Read the whole thing here.

A Coruña on My Mind

Ok, ok, yet another post-GUADEC wrap-up.  A few things worth sharing:

* The keynote Adam and I gave this year, “Crowdfunding GNOME Application Development”, went off great.  I would say “without a hitch” but of course there was a hitch thanks to the usual hardware juggling act of connector-A-won’t-fit-in-the-port-B.  After a quick switcheroo of computers and emailing the slides around, the keynote went on without trouble.  We appreciate everyone who attended and gave us the chance to voice our thinking on this topic.  The questions were great too.

People have asked for slides and video of the presentation.  Download the slides here.  As for video … I don’t know when that will be available, but I’ll post it here when it is.  William Ting gives a nice summary of our talk at his blog.

* Adam was interviewed about Yorba and funding open source development.  Check him out at World of Gnome talking about the history of Yorba, Vala, and more.

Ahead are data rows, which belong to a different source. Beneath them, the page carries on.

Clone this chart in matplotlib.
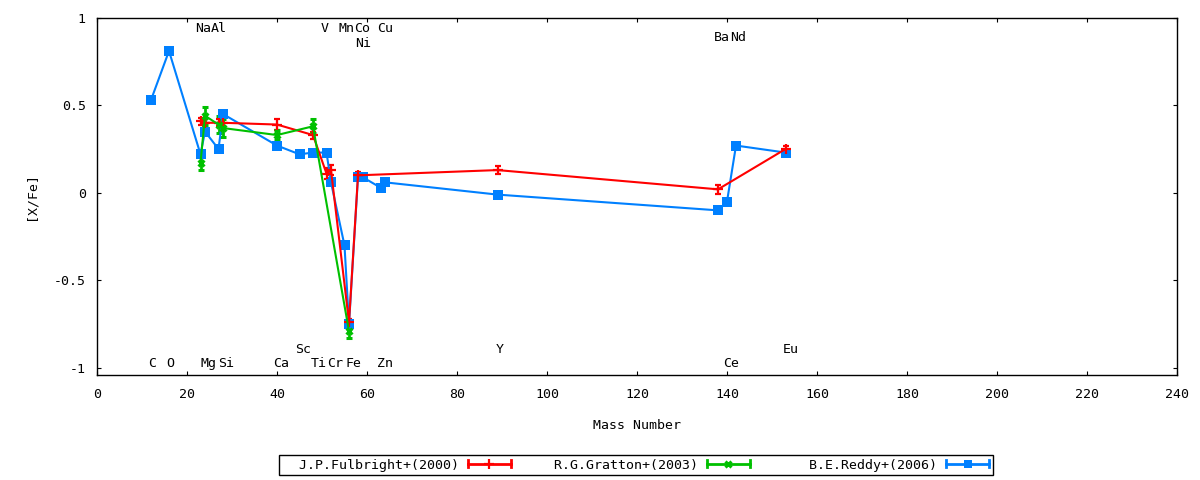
import matplotlib
matplotlib.use("Agg")
import matplotlib.pyplot as plt
from matplotlib.legend_handler import HandlerBase
from matplotlib.lines import Line2D
from matplotlib.ticker import MultipleLocator, FormatStrFormatter

plt.rcParams['font.family'] = ['DejaVu Sans Mono', 'DejaVu Sans']
plt.rcParams['font.size'] = 9.5
plt.rcParams['axes.unicode_minus'] = False

# J.P.Fulbright+(2000)
fulbright_mass = [23, 24, 27, 28, 40, 48, 51, 52, 56, 58, 89, 138, 153]
fulbright_xfe = [0.41, 0.40, 0.40, 0.40, 0.39, 0.33, 0.11, 0.13, -0.74, 0.10, 0.13, 0.02, 0.25]
fulbright_err = [0.02, 0.02, 0.02, 0.02, 0.03, 0.02, 0.03, 0.03, 0.02, 0.02, 0.025, 0.025, 0.02]

# R.G.Gratton+(2003)
gratton_mass = [23, 24, 27, 28, 40, 48, 56]
gratton_xfe = [0.17, 0.44, 0.39, 0.37, 0.33, 0.38, -0.79]
gratton_err = [0.04, 0.05, 0.05, 0.05, 0.03, 0.04, 0.04]

# B.E.Reddy+(2006)
reddy_mass = [12, 16, 23, 24, 27, 28, 40, 45, 48, 51, 52, 55, 56, 58, 59, 63, 64,
              89, 138, 140, 142, 153]
reddy_xfe = [0.53, 0.81, 0.22, 0.35, 0.25, 0.45, 0.27, 0.22, 0.23, 0.23, 0.06, -0.30,
             -0.75, 0.09, 0.09, 0.03, 0.06, -0.01, -0.10, -0.05, 0.27, 0.23]

# element names written in the plot (left edge x, baseline y)
elem_names = ['C', 'O', 'Mg', 'Si', 'Ca', 'Ti', 'Cr', 'Fe', 'Zn', 'Ce',
              'Sc', 'Y', 'Eu',
              'Na', 'Al', 'V', 'Mn', 'Co', 'Cu',
              'Ni', 'Ba', 'Nd']
elem_x = [11.4, 15.3, 23.1, 26.9, 39.2, 47.5, 51.1, 55.3, 62.3, 139.2,
          44.0, 88.5, 152.5,
          21.9, 25.3, 49.7, 53.6, 57.2, 62.3,
          57.3, 137.1, 140.6]
elem_y = [-0.995] * 10 + [-0.915] * 3 + [0.92] * 6 + [0.835, 0.865, 0.865]

series_labels = ['  J.P.Fulbright+(2000)', '    R.G.Gratton+(2003)', '      B.E.Reddy+(2006)']
red, green, blue = '#ff0000', '#00c000', '#0080ff'


class ErrLineHandler(HandlerBase):
    # gnuplot style key sample: line with end caps and the point in the middle
    def create_artists(self, legend, orig_handle, xdescent, ydescent,
                       width, height, fontsize, trans):
        y = height / 2 - ydescent
        x0, x1 = -xdescent, width - xdescent
        c = orig_handle.get_color()
        lw = orig_handle.get_linewidth()
        h = 2.6
        arts = [Line2D([x0, x1], [y, y], color=c, lw=lw),
                Line2D([x0, x0], [y - h, y + h], color=c, lw=lw),
                Line2D([x1, x1], [y - h, y + h], color=c, lw=lw),
                Line2D([(x0 + x1) / 2], [y], color=c, marker=orig_handle.get_marker(),
                       ms=orig_handle.get_markersize(), mew=orig_handle.get_markeredgewidth(),
                       ls='none')]
        for a in arts:
            a.set_transform(trans)
        return arts


fig = plt.figure(figsize=(12, 4.8), dpi=100)
ax = fig.add_axes([97 / 1200, 1 - 375 / 480, 1080 / 1200, (375 - 17.7) / 480])

ax.errorbar(fulbright_mass, fulbright_xfe, yerr=fulbright_err, color=red, lw=1.5,
            marker='+', ms=6.5, mew=1.6, capsize=2.5, capthick=1.5, elinewidth=1.5)
ax.errorbar(gratton_mass, gratton_xfe, yerr=gratton_err, color=green, lw=1.5,
            marker='x', ms=5, mew=2.2, capsize=2.5, capthick=2, elinewidth=2)
ax.plot(reddy_mass, reddy_xfe, color=blue, lw=1.5, marker='s', ms=7.2, mew=0)

for name, x, y in zip(elem_names, elem_x, elem_y):
    ax.text(x, y, name, ha='left', va='baseline')

ax.set_xlim(0, 240)
ax.set_ylim(-1.04, 1.0)
ax.xaxis.set_major_locator(MultipleLocator(20))
ax.yaxis.set_major_locator(MultipleLocator(0.5))
ax.yaxis.set_major_formatter(FormatStrFormatter('%g'))
ax.tick_params(direction='in', top=True, right=True, length=3, width=0.8, pad=8)
ax.tick_params(axis='x', pad=9.5)
for s in ax.spines.values():
    s.set_linewidth(1.0)

ax.set_xlabel('Mass Number', labelpad=13)
ax.set_ylabel('[X/Fe]', labelpad=12)

handles = [Line2D([], [], color=red, lw=2, marker='+', ms=6.5, mew=1.6),
           Line2D([], [], color=green, lw=2, marker='x', ms=5, mew=2.2),
           Line2D([], [], color=blue, lw=2, marker='s', ms=6, mew=0)]
leg = fig.legend(handles, series_labels, loc='center', ncol=3,
                 bbox_to_anchor=(636 / 1200, 1 - 465 / 480), markerfirst=False,
                 handler_map={Line2D: ErrLineHandler()},
                 handlelength=3.26, handletextpad=0.68, columnspacing=0.86,
                 borderpad=0.3, borderaxespad=0, fancybox=False, framealpha=1)
leg.get_frame().set_edgecolor('black')
leg.get_frame().set_linewidth(1.0)

fig.savefig('out.png', dpi=100)
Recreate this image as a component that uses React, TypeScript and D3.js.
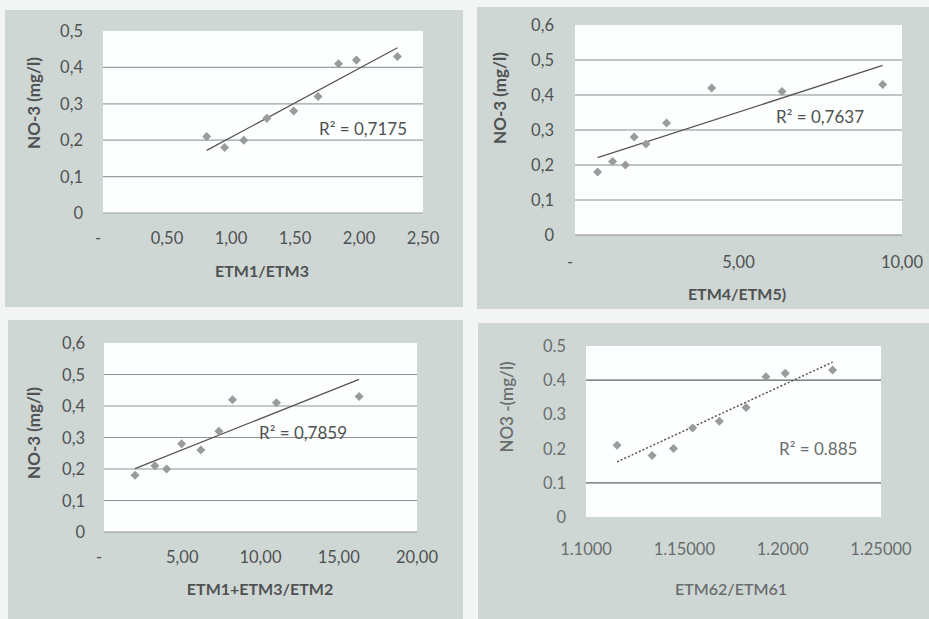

* One of the more exciting aspects of GUADEC was all the interest people expressed about Geary.  It seemed everyone I met had something positive to say about it or offered some thoughtful advice or suggestion about its direction.  There’s an old saw: “Three economists, four opinions.”  Well, three email users, four email workflows.  Everyone uses email differently.  I feel that’s the central challenge we face.

To everyone who is either running Geary or wants to try it: please don’t run Geary 0.1.  (I want to italicize and underline that sentence as well, but I’ll spare you.)  Although it’s only a few months old, so many improvements have been made since then, from features to performance to stability, no one should be using it.  Instead, please run from our git repository.  Or, if you’re on Ubuntu, try our Daily PPA.  I know some people find it sketchy to run from trunk — especially anything that touches your email — but trunk is far better than running 0.1.  I have high hopes for 0.2 (coming soon!) but there’s no reason to wait until then to see what Geary’s up to.

* Finally, I’d like to chime in and compliment the A Coruña organizers for putting on a great conference this year.  Everything flowed smoothly and without a bump (although I’m sure the organizers have plenty of behind-the-scenes horror stories).  I know one thing about A Coruña: I’ll never look at a lighthouse the same way again.

Yorba at GUADEC, A Coruña

Five of the Yorba crew will be attending GUADEC in A Coruña this year: Adam, Eric, Lucas, Charles, and myself.  This is Charles’ first time to GUADEC, but the rest of us should be familiar faces to many GUADEC regulars out there.

Adam and I will be giving a keynote on Friday, July 27th titled “Crowdfunding GNOME Application Development”.  This is a topic we’ve been thinking a lot about lately and look forward to sharing some of our thoughts with all of you.

Yorba will also be hosting a BoF/workshop on Geary, our new email client for the GNOME desktop.  This is for anyone and everyone interested in Geary as well as the future of messaging on the GNOME desktop.  We’ll be discussing our vision and would love to hear yours as well.  The workshop will be on July 30th, 12:00 – 13:00 in Room 2.2a.

Looking forward to seeing all of you in A Coruña!